Re: Re: Theft is the problem, not the solution

“1st — If you have the resources at hand required to access the internet, you are not in poverty”

Subjective statement I know, but I’d point out that there are plenty of people (in the UK at least) who are on benefits only income and in substantial debt while still paying for broadband. I’d wager that there are less young people in poverty without internet access than without a land-line phone.

Anonymous Coward says:

I do not believe that Bayh-Dole is a “flawed” law in the sense that there are good and valid policy reasons underlying why it was crafted in the first place.

That said, I do believe that in far too many circumstances the law is being used in a manner for which it was not intended.

For example, it was not intended to turn universities into profit centers, with the inevitable result that public disclosure of research results can be delayed. Nor was it intended to turn our national laboratories (e.g., Sandia, Oak Ridge)into profit centers.
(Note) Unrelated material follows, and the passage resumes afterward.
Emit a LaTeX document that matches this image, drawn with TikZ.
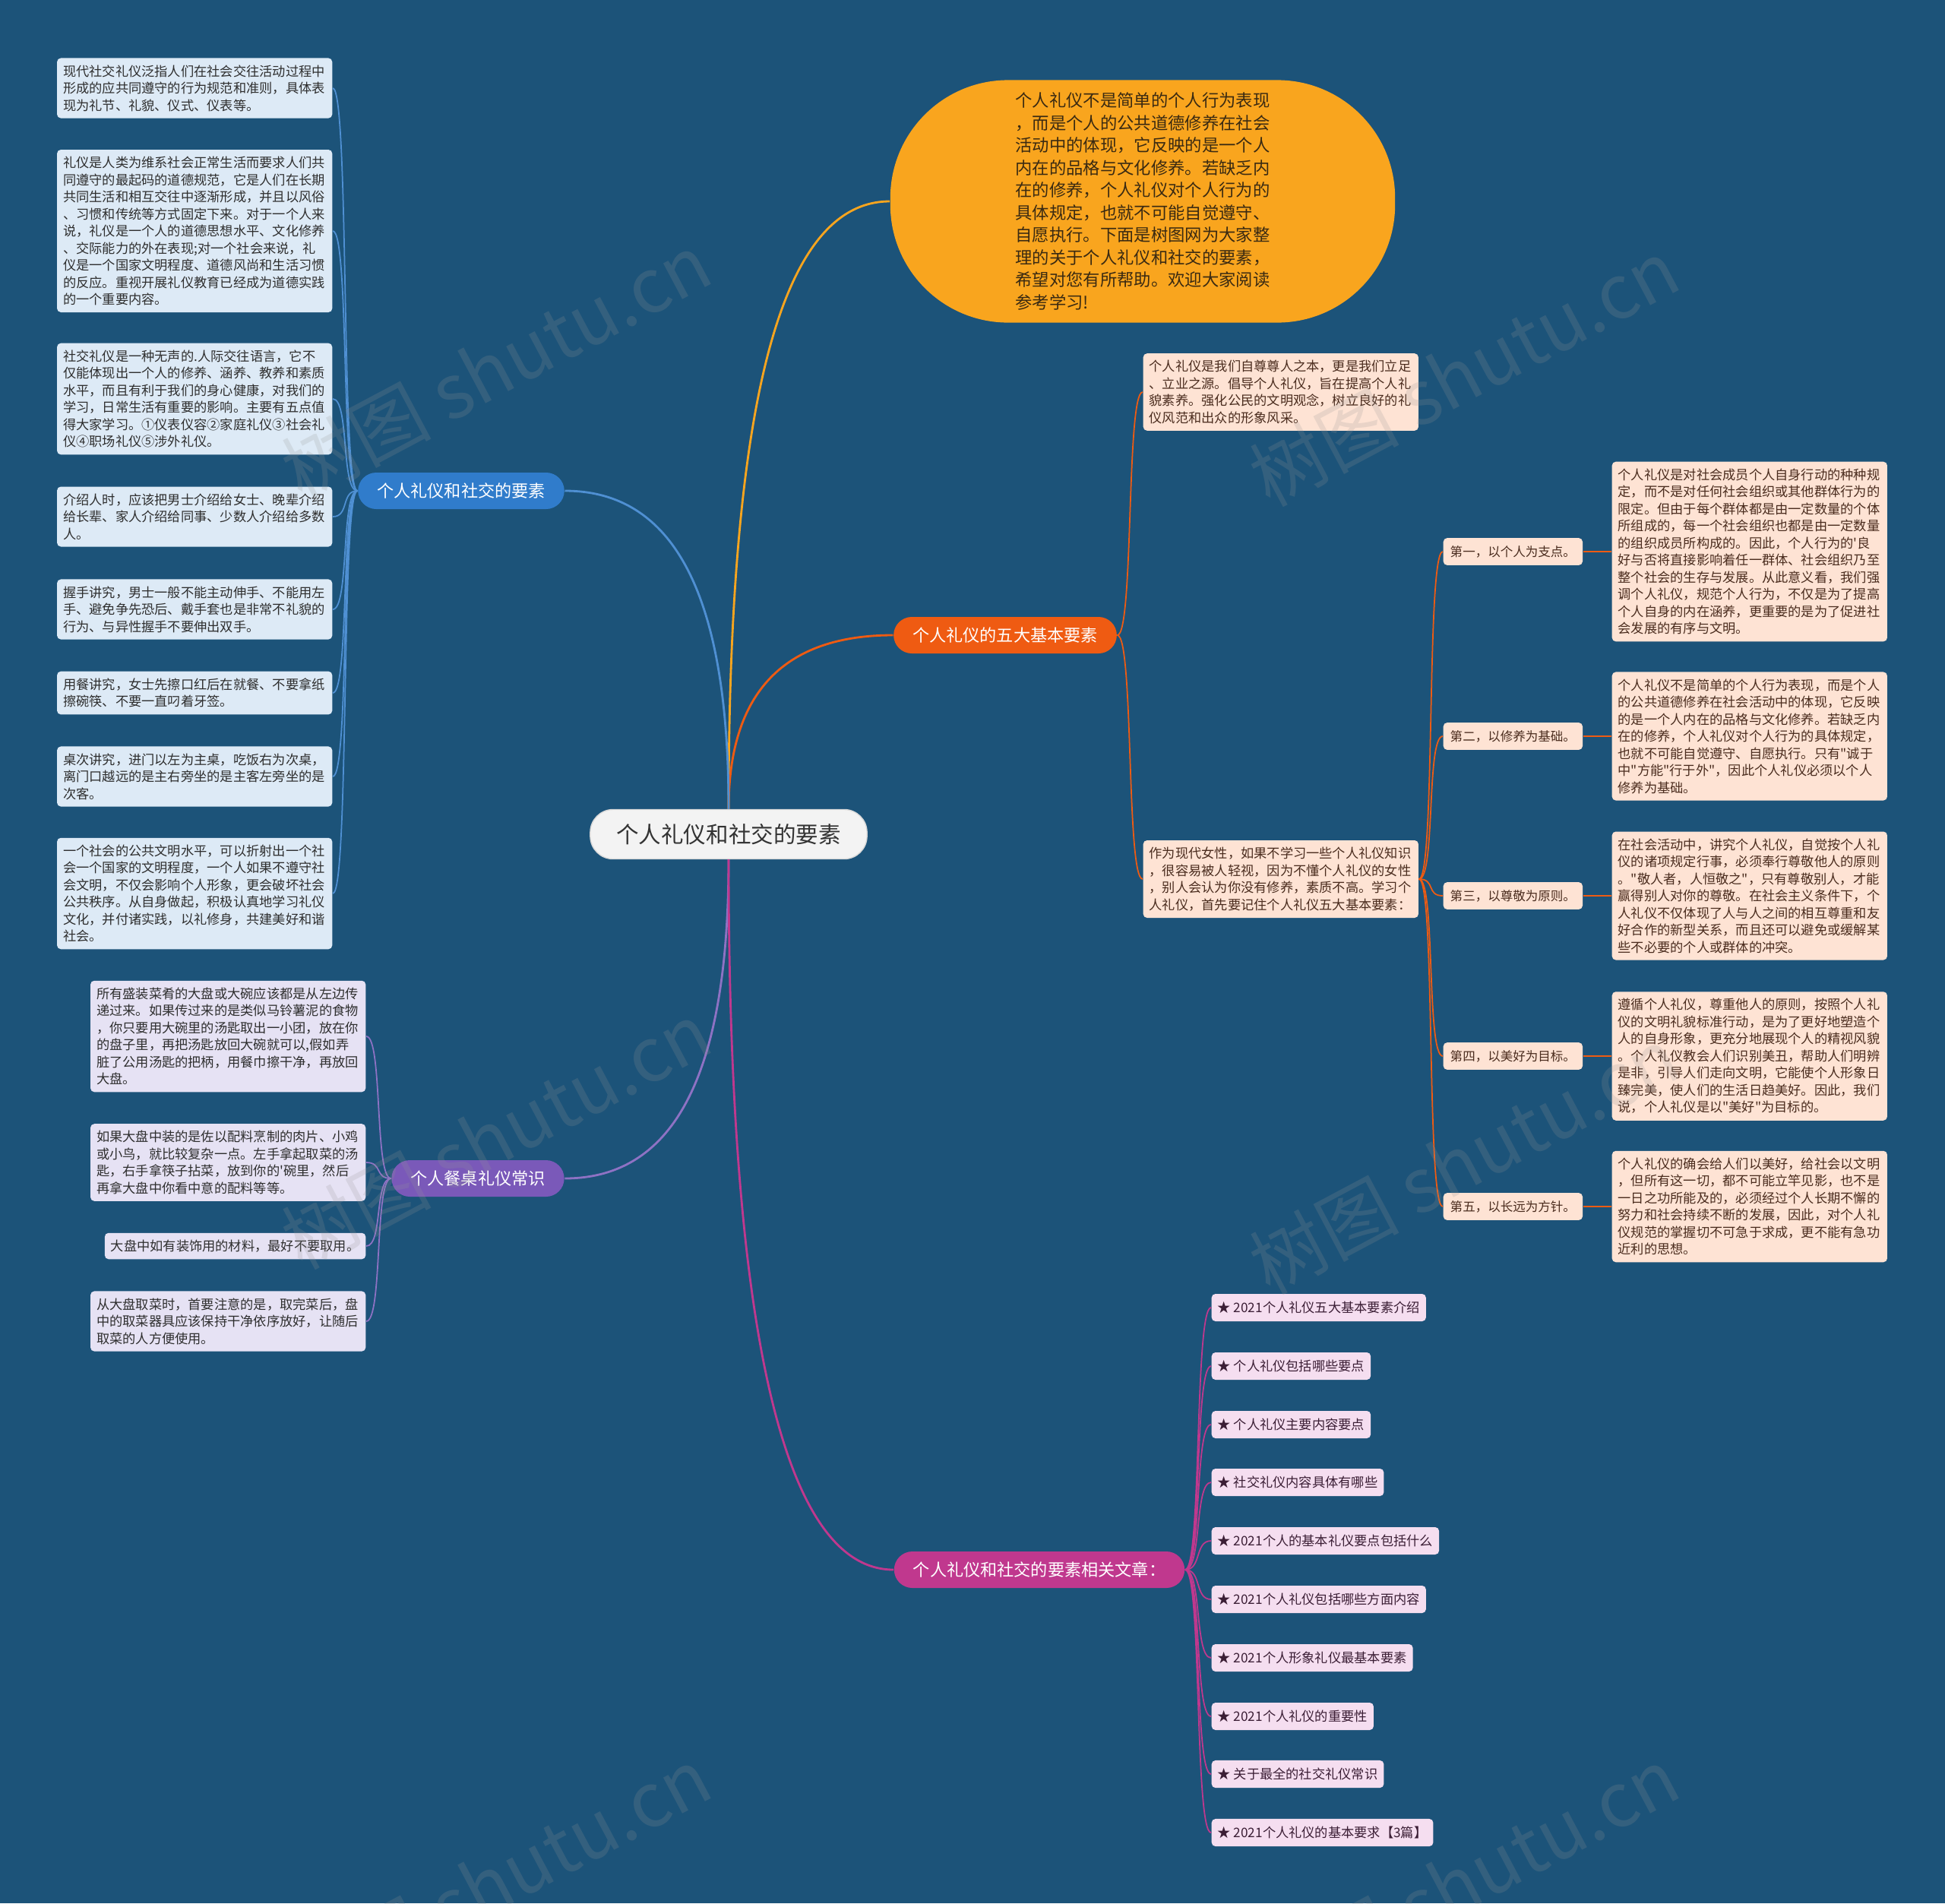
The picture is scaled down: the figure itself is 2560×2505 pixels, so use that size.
\documentclass[tikz,border=0pt]{standalone}
\usepackage{fontspec}
\setmainfont{Noto Sans CJK SC}[Ligatures=TeXOff]
\usepackage{tikz}
\definecolor{bgblue}{HTML}{1C5379}
\definecolor{rootfill}{HTML}{F3F3F3}
\definecolor{introfill}{HTML}{F9A51E}
\definecolor{introtext}{HTML}{3A2A12}
\definecolor{fivefill}{HTML}{EF5B12}
\definecolor{socfill}{HTML}{307CCB}
\definecolor{tablefill}{HTML}{7A59B9}
\definecolor{artfill}{HTML}{C0388E}
\definecolor{socbox}{HTML}{DDEAF6}
\definecolor{tablebox}{HTML}{E6E2F4}
\definecolor{fivebox}{HTML}{FEE3D4}
\definecolor{artbox}{HTML}{F5DEF0}
\definecolor{boxtext}{HTML}{2E2E2E}
\definecolor{fivetext}{HTML}{4A2C1E}
\definecolor{arttext}{HTML}{3B1E35}
\definecolor{wmgray}{RGB}{150,150,150}

\begin{document}
\begin{tikzpicture}[x=0.01cm, y=-0.01cm,
  root/.style={draw=black!15, fill=rootfill, text=black!80, rounded corners=0.3cm,
               minimum width=3.64cm, minimum height=0.65cm, font=\fontsize{8.4}{10}\selectfont},
  intro/.style={fill=introfill, text=introtext, rounded corners=1.55cm, minimum width=6.64cm,
                minimum height=3.19cm, align=left, font=\fontsize{6.35}{8.4}\selectfont},
  branch/.style={rounded corners=0.24cm, minimum height=0.48cm, inner xsep=0.25cm, text=white,
                 font=\fontsize{6.3}{7.5}\selectfont},
  leaf/.style={rounded corners=0.05cm, inner xsep=0.08cm, inner ysep=0.09cm, align=left,
               font=\fontsize{4.9}{6.4}\selectfont},
  card/.style={leaf, text width=3.46cm},
  soccard/.style={card, fill=socbox, text=boxtext, anchor=east},
  tabcard/.style={card, fill=tablebox, text=boxtext, anchor=east},
  fivecard/.style={card, fill=fivebox, text=fivetext, anchor=west},
  tag/.style={leaf, inner xsep=0.09cm, inner ysep=0.1cm, fill=fivebox, text=fivetext, anchor=west,
              font=\fontsize{4.7}{6}\selectfont},
  art/.style={leaf, inner ysep=0.1cm, fill=artbox, text=arttext, anchor=west},
  trunk/.style={line width=0.8pt},
  twig/.style={line width=0.5pt},
  wmark/.style={text=wmgray, opacity=0.2, rotate=28, font=\fontsize{28}{28}\selectfont}
]
\useasboundingbox (0,0) rectangle (2560,2505);
\fill[bgblue] (0,0) rectangle (2560,2505);

\node[root] (root) at (959,1098) {个人礼仪和社交的要素};
\node[intro] (intro) at (1504,265) {个人礼仪不是简单的个人行为表现\\，而是个人的公共道德修养在社会\\活动中的体现，它反映的是一个人\\内在的品格与文化修养。若缺乏内\\在的修养，个人礼仪对个人行为的\\具体规定，也就不可能自觉遵守、\\自愿执行。下面是树图网为大家整\\理的关于个人礼仪和社交的要素，\\希望对您有所帮助。欢迎大家阅读\\参考学习!};
\node[branch, fill=socfill] (soc) at (607,646) {个人礼仪和社交的要素};
\node[branch, fill=fivefill] (five) at (1323,836) {个人礼仪的五大基本要素};
\node[branch, fill=tablefill] (table) at (629,1551) {个人餐桌礼仪常识};
\node[branch, fill=artfill] (art) at (1368,2066) {个人礼仪和社交的要素相关文章：};

\draw[trunk, introfill] (root.north) .. controls +(0,-533) and +(-144,0) .. (intro.west);
\draw[trunk, fivefill] (root.north) .. controls +(0,-153) and +(-144,0) .. (five.west);
\draw[trunk, socfill!85!white] (root.north) .. controls +(0,-279) and +(145,0) .. (soc.east);
\draw[trunk, tablefill!85!white] (root.south) .. controls +(0,281) and +(145,0) .. (table.east);
\draw[trunk, artfill] (root.south) .. controls +(0,624) and +(-144,0) .. (art.west);

\node[soccard] (s1) at (438,116) {现代社交礼仪泛指人们在社会交往活动过程中\\形成的应共同遵守的行为规范和准则，具体表\\现为礼节、礼貌、仪式、仪表等。};
\node[soccard] (s2) at (438,304) {礼仪是人类为维系社会正常生活而要求人们共\\同遵守的最起码的道德规范，它是人们在长期\\共同生活和相互交往中逐渐形成，并且以风俗\\、习惯和传统等方式固定下来。对于一个人来\\说，礼仪是一个人的道德思想水平、文化修养\\、交际能力的外在表现;对一个社会来说，礼\\仪是一个国家文明程度、道德风尚和生活习惯\\的反应。重视开展礼仪教育已经成为道德实践\\的一个重要内容。};
\node[soccard] (s3) at (438,525) {社交礼仪是一种无声的.人际交往语言，它不\\仅能体现出一个人的修养、涵养、教养和素质\\水平，而且有利于我们的身心健康，对我们的\\学习，日常生活有重要的影响。主要有五点值\\得大家学习。①仪表仪容②家庭礼仪③社会礼\\仪④职场礼仪⑤涉外礼仪。};
\node[soccard] (s4) at (438,680) {介绍人时，应该把男士介绍给女士、晚辈介绍\\给长辈、家人介绍给同事、少数人介绍给多数\\人。};
\node[soccard] (s5) at (438,802) {握手讲究，男士一般不能主动伸手、不能用左\\手、避免争先恐后、戴手套也是非常不礼貌的\\行为、与异性握手不要伸出双手。};
\node[soccard] (s6) at (438,912) {用餐讲究，女士先擦口红后在就餐、不要拿纸\\擦碗筷、不要一直叼着牙签。};
\node[soccard] (s7) at (438,1022) {桌次讲究，进门以左为主桌，吃饭右为次桌，\\离门口越远的是主右旁坐的是主客左旁坐的是\\次客。};
\node[soccard] (s8) at (438,1176) {一个社会的公共文明水平，可以折射出一个社\\会一个国家的文明程度，一个人如果不遵守社\\会文明，不仅会影响个人形象，更会破坏社会\\公共秩序。从自身做起，积极认真地学习礼仪\\文化，并付诸实践，以礼修身，共建美好和谐\\社会。};
\draw[twig, socfill!85!white] (soc.west) .. controls +(-22,0) and +(22,0) .. (s1.east);
\draw[twig, socfill!85!white] (soc.west) .. controls +(-22,0) and +(22,0) .. (s2.east);
\draw[twig, socfill!85!white] (soc.west) .. controls +(-22,0) and +(22,0) .. (s3.east);
\draw[twig, socfill!85!white] (soc.west) .. controls +(-22,0) and +(22,0) .. (s4.east);
\draw[twig, socfill!85!white] (soc.west) .. controls +(-22,0) and +(22,0) .. (s5.east);
\draw[twig, socfill!85!white] (soc.west) .. controls +(-22,0) and +(22,0) .. (s6.east);
\draw[twig, socfill!85!white] (soc.west) .. controls +(-22,0) and +(22,0) .. (s7.east);
\draw[twig, socfill!85!white] (soc.west) .. controls +(-22,0) and +(22,0) .. (s8.east);

\node[tabcard] (t1) at (482,1364) {所有盛装菜肴的大盘或大碗应该都是从左边传\\递过来。如果传过来的是类似马铃薯泥的食物\\，你只要用大碗里的汤匙取出一小团，放在你\\的盘子里，再把汤匙放回大碗就可以,假如弄\\脏了公用汤匙的把柄，用餐巾擦干净，再放回\\大盘。};
\node[tabcard] (t2) at (482,1530) {如果大盘中装的是佐以配料烹制的肉片、小鸡\\或小鸟，就比较复杂一点。左手拿起取菜的汤\\匙，右手拿筷子拈菜，放到你的'碗里，然后\\再拿大盘中你看中意的配料等等。};
\node[leaf, fill=tablebox, text=boxtext, anchor=east] (t3) at (482,1640) {大盘中如有装饰用的材料，最好不要取用。};
\node[tabcard] (t4) at (482,1739) {从大盘取菜时，首要注意的是，取完菜后，盘\\中的取菜器具应该保持干净依序放好，让随后\\取菜的人方便使用。};
\draw[twig, tablefill!85!white] (table.west) .. controls +(-22,0) and +(22,0) .. (t1.east);
\draw[twig, tablefill!85!white] (table.west) .. controls +(-22,0) and +(22,0) .. (t2.east);
\draw[twig, tablefill!85!white] (table.west) .. controls +(-22,0) and +(22,0) .. (t3.east);
\draw[twig, tablefill!85!white] (table.west) .. controls +(-22,0) and +(22,0) .. (t4.east);

\node[fivecard] (r1) at (1504,516) {个人礼仪是我们自尊尊人之本，更是我们立足\\、立业之源。倡导个人礼仪，旨在提高个人礼\\貌素养。强化公民的文明观念，树立良好的礼\\仪风范和出众的形象风采。};
\node[fivecard] (r2) at (1504,1157) {作为现代女性，如果不学习一些个人礼仪知识\\，很容易被人轻视，因为不懂个人礼仪的女性\\，别人会认为你没有修养，素质不高。学习个\\人礼仪，首先要记住个人礼仪五大基本要素：};
\draw[twig, fivefill] (five.east) .. controls +(22,0) and +(-22,0) .. (r1.west);
\draw[twig, fivefill] (five.east) .. controls +(22,0) and +(-22,0) .. (r2.west);

\node[tag] (k1) at (1899,726) {第一，以个人为支点。};
\node[tag] (k2) at (1899,969) {第二，以修养为基础。};
\node[tag] (k3) at (1899,1179) {第三，以尊敬为原则。};
\node[tag] (k4) at (1899,1390) {第四，以美好为目标。};
\node[tag] (k5) at (1899,1588) {第五，以长远为方针。};
\draw[twig, fivefill] (r2.east) .. controls +(22,0) and +(-22,0) .. (k1.west);
\draw[twig, fivefill] (r2.east) .. controls +(22,0) and +(-22,0) .. (k2.west);
\draw[twig, fivefill] (r2.east) .. controls +(22,0) and +(-22,0) .. (k3.west);
\draw[twig, fivefill] (r2.east) .. controls +(22,0) and +(-22,0) .. (k4.west);
\draw[twig, fivefill] (r2.east) .. controls +(22,0) and +(-22,0) .. (k5.west);

\node[fivecard] (f1) at (2121,726) {个人礼仪是对社会成员个人自身行动的种种规\\定，而不是对任何社会组织或其他群体行为的\\限定。但由于每个群体都是由一定数量的个体\\所组成的，每一个社会组织也都是由一定数量\\的组织成员所构成的。因此，个人行为的'良\\好与否将直接影响着任一群体、社会组织乃至\\整个社会的生存与发展。从此意义看，我们强\\调个人礼仪，规范个人行为，不仅是为了提高\\个人自身的内在涵养，更重要的是为了促进社\\会发展的有序与文明。};
\node[fivecard] (f2) at (2121,969) {个人礼仪不是简单的个人行为表现，而是个人\\的公共道德修养在社会活动中的体现，它反映\\的是一个人内在的品格与文化修养。若缺乏内\\在的修养，个人礼仪对个人行为的具体规定，\\也就不可能自觉遵守、自愿执行。只有"诚于\\中"方能"行于外"，因此个人礼仪必须以个人\\修养为基础。};
\node[fivecard] (f3) at (2121,1179) {在社会活动中，讲究个人礼仪，自觉按个人礼\\仪的诸项规定行事，必须奉行尊敬他人的原则\\。"敬人者，人恒敬之"，只有尊敬别人，才能\\赢得别人对你的尊敬。在社会主义条件下，个\\人礼仪不仅体现了人与人之间的相互尊重和友\\好合作的新型关系，而且还可以避免或缓解某\\些不必要的个人或群体的冲突。};
\node[fivecard] (f4) at (2121,1390) {遵循个人礼仪，尊重他人的原则，按照个人礼\\仪的文明礼貌标准行动，是为了更好地塑造个\\人的自身形象，更充分地展现个人的精视风貌\\。个人礼仪教会人们识别美丑，帮助人们明辨\\是非，引导人们走向文明，它能使个人形象日\\臻完美，使人们的生活日趋美好。因此，我们\\说，个人礼仪是以"美好"为目标的。};
\node[fivecard] (f5) at (2121,1588) {个人礼仪的确会给人们以美好，给社会以文明\\，但所有这一切，都不可能立竿见影，也不是\\一日之功所能及的，必须经过个人长期不懈的\\努力和社会持续不断的发展，因此，对个人礼\\仪规范的掌握切不可急于求成，更不能有急功\\近利的思想。};
\draw[twig, fivefill] (k1) -- (f1);
\draw[twig, fivefill] (k2) -- (f2);
\draw[twig, fivefill] (k3) -- (f3);
\draw[twig, fivefill] (k4) -- (f4);
\draw[twig, fivefill] (k5) -- (f5);

\node[art] (a1) at (1594,1721) {★ 2021个人礼仪五大基本要素介绍};
\node[art] (a2) at (1594,1798) {★ 个人礼仪包括哪些要点};
\node[art] (a3) at (1594,1875) {★ 个人礼仪主要内容要点};
\node[art] (a4) at (1594,1951) {★ 社交礼仪内容具体有哪些};
\node[art] (a5) at (1594,2028) {★ 2021个人的基本礼仪要点包括什么};
\node[art] (a6) at (1594,2105) {★ 2021个人礼仪包括哪些方面内容};
\node[art] (a7) at (1594,2182) {★ 2021个人形象礼仪最基本要素};
\node[art] (a8) at (1594,2259) {★ 2021个人礼仪的重要性};
\node[art] (a9) at (1594,2335) {★ 关于最全的社交礼仪常识};
\node[art] (a10) at (1594,2412) {★ 2021个人礼仪的基本要求【3篇】};
\draw[twig, artfill] (art.east) .. controls +(22,0) and +(-22,0) .. (a1.west);
\draw[twig, artfill] (art.east) .. controls +(22,0) and +(-22,0) .. (a2.west);
\draw[twig, artfill] (art.east) .. controls +(22,0) and +(-22,0) .. (a3.west);
\draw[twig, artfill] (art.east) .. controls +(22,0) and +(-22,0) .. (a4.west);
\draw[twig, artfill] (art.east) .. controls +(22,0) and +(-22,0) .. (a5.west);
\draw[twig, artfill] (art.east) .. controls +(22,0) and +(-22,0) .. (a6.west);
\draw[twig, artfill] (art.east) .. controls +(22,0) and +(-22,0) .. (a7.west);
\draw[twig, artfill] (art.east) .. controls +(22,0) and +(-22,0) .. (a8.west);
\draw[twig, artfill] (art.east) .. controls +(22,0) and +(-22,0) .. (a9.west);
\draw[twig, artfill] (art.east) .. controls +(22,0) and +(-22,0) .. (a10.west);

\node[wmark] (w1) at (653,482) {树图 shutu.cn};
\node[wmark] (w2) at (1927,490) {树图 shutu.cn};
\node[wmark] (w3) at (653,1494) {树图 shutu.cn};
\node[wmark] (w4) at (1927,1527) {树图 shutu.cn};
\node[wmark] (w5) at (653,2475) {树图 shutu.cn};
\node[wmark] (w6) at (1927,2475) {树图 shutu.cn};
\end{tikzpicture}
\end{document}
Based upon my experience, Bayh-Dole has had little, if any, impact upon private sector companies performing work under federal funding agreements. It is federal agencies and many public institutions who have latched on to the law and steered it in unintended directions.

John Doe says:

Big Pharma are (not surprizingly) more interested in treating your symptoms than curing your disease.
Afterall, you can treat someones symptoms their whole life, but you can only cure them once.

As amazing as this is, it is not an area where ‘the market will regulate itself’, medical research needs to be public domain if we actually want to cure rather than manage diseases.

Gene Cavanaugh (profile) says:

Technology advances

Good article, but again, too extreme. The truth isn’t at one extreme or the other, but, as with most things, in the middle.
Certainly, government funded research (or any research, IMO) should NOT have IP protections available, and the Bayh-Dole act proves it.
Even so, there are places where IP is very appropriate, and does advance the art, and I am proud to be an IP attorney in that area.